WHAT YOU SHOULD DO: Report each line of the data that includes the word "image".
** START OF DATA TO USE **
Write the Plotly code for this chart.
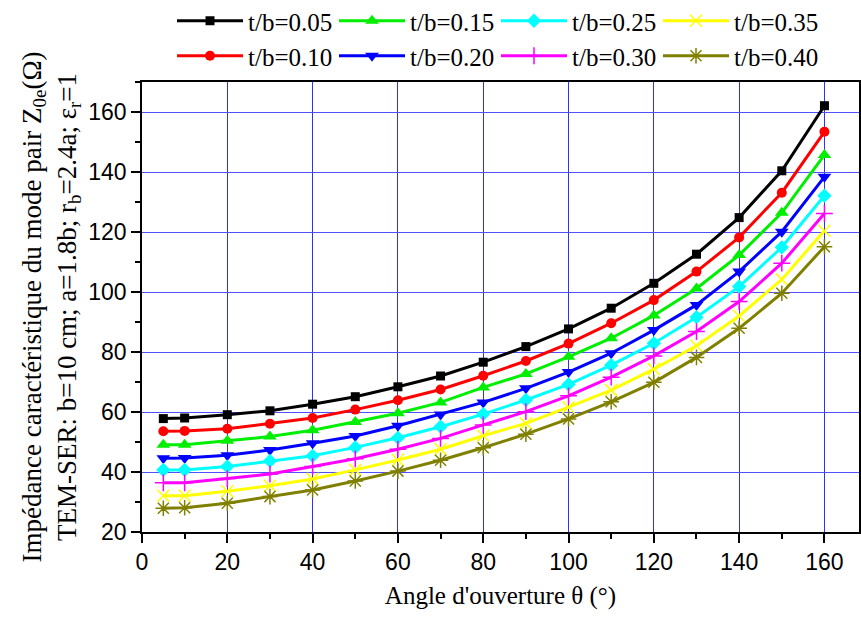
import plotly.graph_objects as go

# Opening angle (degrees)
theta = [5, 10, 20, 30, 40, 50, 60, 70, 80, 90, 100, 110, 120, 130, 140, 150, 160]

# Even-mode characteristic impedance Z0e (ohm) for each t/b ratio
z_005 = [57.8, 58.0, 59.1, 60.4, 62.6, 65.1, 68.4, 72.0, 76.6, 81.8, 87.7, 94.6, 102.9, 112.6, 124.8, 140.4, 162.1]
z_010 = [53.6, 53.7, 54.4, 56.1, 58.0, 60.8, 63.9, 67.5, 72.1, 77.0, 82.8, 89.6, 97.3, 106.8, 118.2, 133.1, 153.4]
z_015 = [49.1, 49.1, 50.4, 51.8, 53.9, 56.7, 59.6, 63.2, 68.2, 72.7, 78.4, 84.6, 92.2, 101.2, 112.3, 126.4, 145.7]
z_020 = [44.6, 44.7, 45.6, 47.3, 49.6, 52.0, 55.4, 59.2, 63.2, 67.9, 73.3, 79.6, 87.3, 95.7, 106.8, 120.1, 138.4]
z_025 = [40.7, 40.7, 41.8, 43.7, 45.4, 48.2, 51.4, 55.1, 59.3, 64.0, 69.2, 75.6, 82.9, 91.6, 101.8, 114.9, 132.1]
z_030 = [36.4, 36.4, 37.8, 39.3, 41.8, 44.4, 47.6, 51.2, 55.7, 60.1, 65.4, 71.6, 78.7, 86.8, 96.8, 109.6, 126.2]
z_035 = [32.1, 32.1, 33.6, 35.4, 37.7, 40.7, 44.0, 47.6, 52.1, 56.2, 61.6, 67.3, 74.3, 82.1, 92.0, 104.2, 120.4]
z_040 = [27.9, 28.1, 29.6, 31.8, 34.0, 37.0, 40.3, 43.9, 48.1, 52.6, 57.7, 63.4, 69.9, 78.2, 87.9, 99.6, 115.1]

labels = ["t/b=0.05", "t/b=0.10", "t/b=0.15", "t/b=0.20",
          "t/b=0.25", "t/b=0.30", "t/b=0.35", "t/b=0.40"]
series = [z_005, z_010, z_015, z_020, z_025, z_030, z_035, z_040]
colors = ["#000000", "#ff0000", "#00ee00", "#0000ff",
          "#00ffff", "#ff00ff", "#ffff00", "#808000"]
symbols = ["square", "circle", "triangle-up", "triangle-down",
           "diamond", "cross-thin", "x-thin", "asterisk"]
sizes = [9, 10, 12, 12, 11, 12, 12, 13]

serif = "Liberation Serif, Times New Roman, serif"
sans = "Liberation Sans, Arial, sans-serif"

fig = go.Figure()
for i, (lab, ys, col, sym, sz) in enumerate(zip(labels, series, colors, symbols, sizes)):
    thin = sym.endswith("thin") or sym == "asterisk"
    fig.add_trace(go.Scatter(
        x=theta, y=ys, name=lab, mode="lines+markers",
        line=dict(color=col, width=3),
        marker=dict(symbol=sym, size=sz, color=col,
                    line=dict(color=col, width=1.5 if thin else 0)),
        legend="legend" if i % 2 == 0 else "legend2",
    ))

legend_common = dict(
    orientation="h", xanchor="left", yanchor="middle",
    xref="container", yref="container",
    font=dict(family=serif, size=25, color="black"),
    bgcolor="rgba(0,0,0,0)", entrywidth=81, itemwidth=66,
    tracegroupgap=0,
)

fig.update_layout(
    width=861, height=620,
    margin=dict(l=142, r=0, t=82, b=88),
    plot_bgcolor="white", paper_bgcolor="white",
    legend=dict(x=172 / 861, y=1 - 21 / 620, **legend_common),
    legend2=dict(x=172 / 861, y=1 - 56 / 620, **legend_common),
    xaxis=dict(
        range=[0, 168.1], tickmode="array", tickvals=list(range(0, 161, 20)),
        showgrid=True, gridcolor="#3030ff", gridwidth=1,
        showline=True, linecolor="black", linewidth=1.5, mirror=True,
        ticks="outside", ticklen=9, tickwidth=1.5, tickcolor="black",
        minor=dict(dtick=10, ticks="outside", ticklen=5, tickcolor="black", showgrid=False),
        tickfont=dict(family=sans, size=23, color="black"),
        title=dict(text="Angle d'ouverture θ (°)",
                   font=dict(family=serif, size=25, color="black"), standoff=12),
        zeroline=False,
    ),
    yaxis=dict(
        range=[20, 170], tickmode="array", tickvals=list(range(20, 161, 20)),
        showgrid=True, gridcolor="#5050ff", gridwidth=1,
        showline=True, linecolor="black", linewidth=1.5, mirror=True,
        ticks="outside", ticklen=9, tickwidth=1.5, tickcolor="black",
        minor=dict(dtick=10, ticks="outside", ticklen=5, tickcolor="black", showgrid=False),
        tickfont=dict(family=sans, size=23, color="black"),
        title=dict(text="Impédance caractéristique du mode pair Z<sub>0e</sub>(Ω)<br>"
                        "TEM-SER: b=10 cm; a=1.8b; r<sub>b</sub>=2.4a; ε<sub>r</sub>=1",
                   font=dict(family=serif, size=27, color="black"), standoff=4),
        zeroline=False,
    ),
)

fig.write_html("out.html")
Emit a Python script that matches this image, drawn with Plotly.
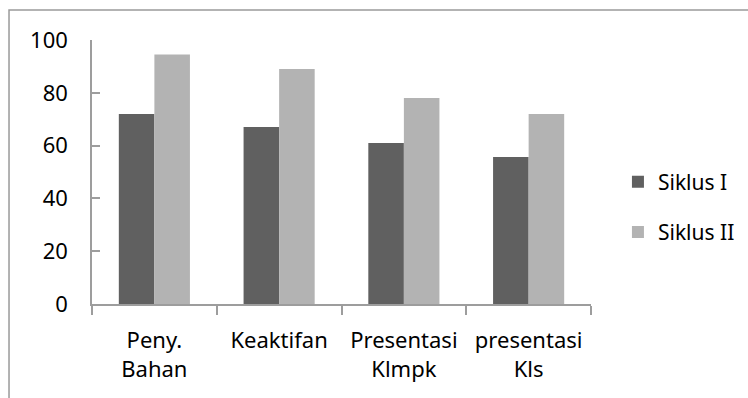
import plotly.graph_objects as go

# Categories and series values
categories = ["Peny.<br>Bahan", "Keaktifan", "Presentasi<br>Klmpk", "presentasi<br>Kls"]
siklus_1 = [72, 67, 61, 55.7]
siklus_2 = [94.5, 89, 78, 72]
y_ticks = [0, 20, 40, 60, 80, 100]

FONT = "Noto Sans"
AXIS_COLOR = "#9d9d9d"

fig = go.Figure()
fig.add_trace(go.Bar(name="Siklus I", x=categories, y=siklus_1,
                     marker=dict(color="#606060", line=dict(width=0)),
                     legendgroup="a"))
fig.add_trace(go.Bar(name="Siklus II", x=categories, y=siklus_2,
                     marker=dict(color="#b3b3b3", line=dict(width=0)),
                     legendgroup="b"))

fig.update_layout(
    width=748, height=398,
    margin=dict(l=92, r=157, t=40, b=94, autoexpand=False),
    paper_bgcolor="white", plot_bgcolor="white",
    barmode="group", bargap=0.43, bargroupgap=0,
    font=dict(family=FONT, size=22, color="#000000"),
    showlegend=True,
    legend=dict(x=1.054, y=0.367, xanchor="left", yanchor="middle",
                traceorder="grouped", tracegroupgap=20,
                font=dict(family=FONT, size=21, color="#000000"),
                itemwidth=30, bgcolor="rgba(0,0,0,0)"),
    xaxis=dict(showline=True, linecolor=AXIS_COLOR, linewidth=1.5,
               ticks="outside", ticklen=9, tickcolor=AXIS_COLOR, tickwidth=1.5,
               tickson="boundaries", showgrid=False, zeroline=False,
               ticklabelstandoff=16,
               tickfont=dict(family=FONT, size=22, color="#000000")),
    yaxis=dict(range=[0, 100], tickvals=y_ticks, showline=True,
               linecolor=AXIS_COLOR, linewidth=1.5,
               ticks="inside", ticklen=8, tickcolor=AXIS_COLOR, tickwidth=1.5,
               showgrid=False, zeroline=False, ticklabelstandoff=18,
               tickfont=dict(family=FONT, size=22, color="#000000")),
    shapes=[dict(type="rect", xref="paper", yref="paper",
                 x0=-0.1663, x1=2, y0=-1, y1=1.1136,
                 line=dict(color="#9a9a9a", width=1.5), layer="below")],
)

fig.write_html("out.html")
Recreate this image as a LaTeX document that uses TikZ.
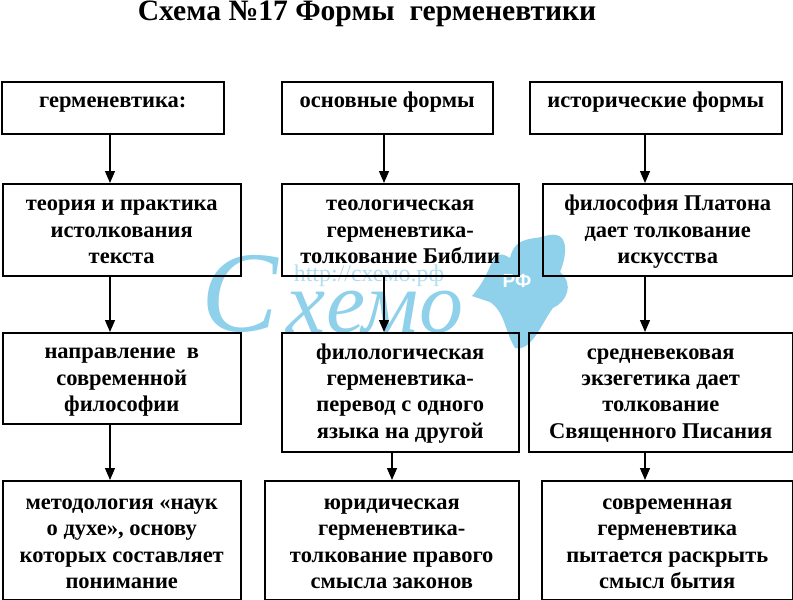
** END OF DATA TO USE **
REPLY TO THE EXERCISE:
Emit a Python script that matches this image, drawn with Plotly.
Recreate this image as a LaTeX document that uses TikZ.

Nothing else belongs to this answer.